If you use a table fork to carefully place a paper clip on the surface of some clean water, you will find that the paper clip, although more dense than water, will remain on the water's surface. If you look closely, you will see that the surface is bent by the weight of the paper clip much as your skin bends when you push on it with your finger.

A molecule inside a volume of water is pulled equally in all directions by the other molecules of water that surround it. A molecule on the water's surface, on the other hand, is pulled by the molecules below it and to its sides. The net force on this surface molecule is inward. The result is a surface that behaves as if it were under tension. If a glob of water with an irregular shape is created, the inward forces acting on the molecules at its surface quickly pull it into the smallest possible volume it can have, which is a sphere .

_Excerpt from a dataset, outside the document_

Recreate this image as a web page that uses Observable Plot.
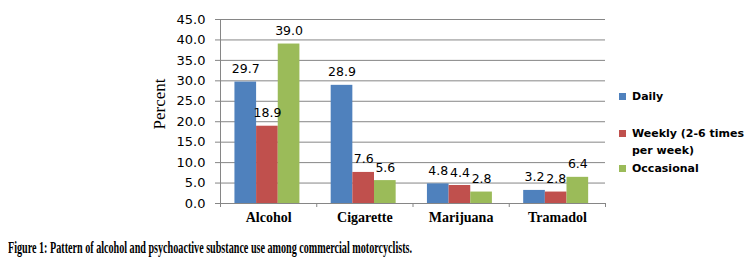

A simple apparatus can be used to measure the forces on a liquid's surface. A force is applied to a wire of known length which forms a circle parallel to the surface of the water. The force balances the surface forces acting on each side of the wire. The surface tension of the liquid, g, is defined as the ratio of the surface force to the length of the wire (the length along which the force acts). For this kind of measurement, g = F/2L. The force, F, applied to the wire is that required to balance the surface forces; L is the length of the wire. The 2 appears in the denominator because there is a surface film on each side of the wire. Thus, surface tension has units of force per length—dynes/cm, newtons/m, ounces/inch, etc.

Water has a relatively high surface tension that, not surprisingly, decreases with increasing temperature . The increased kinetic energy of the molecules at higher temperature would oppose the forces of cohesion. In fact, at the boiling temperature, the kinetic energy of molecules is sufficient to overcome their cohesive forces of attraction and the molecules separate to form a gas.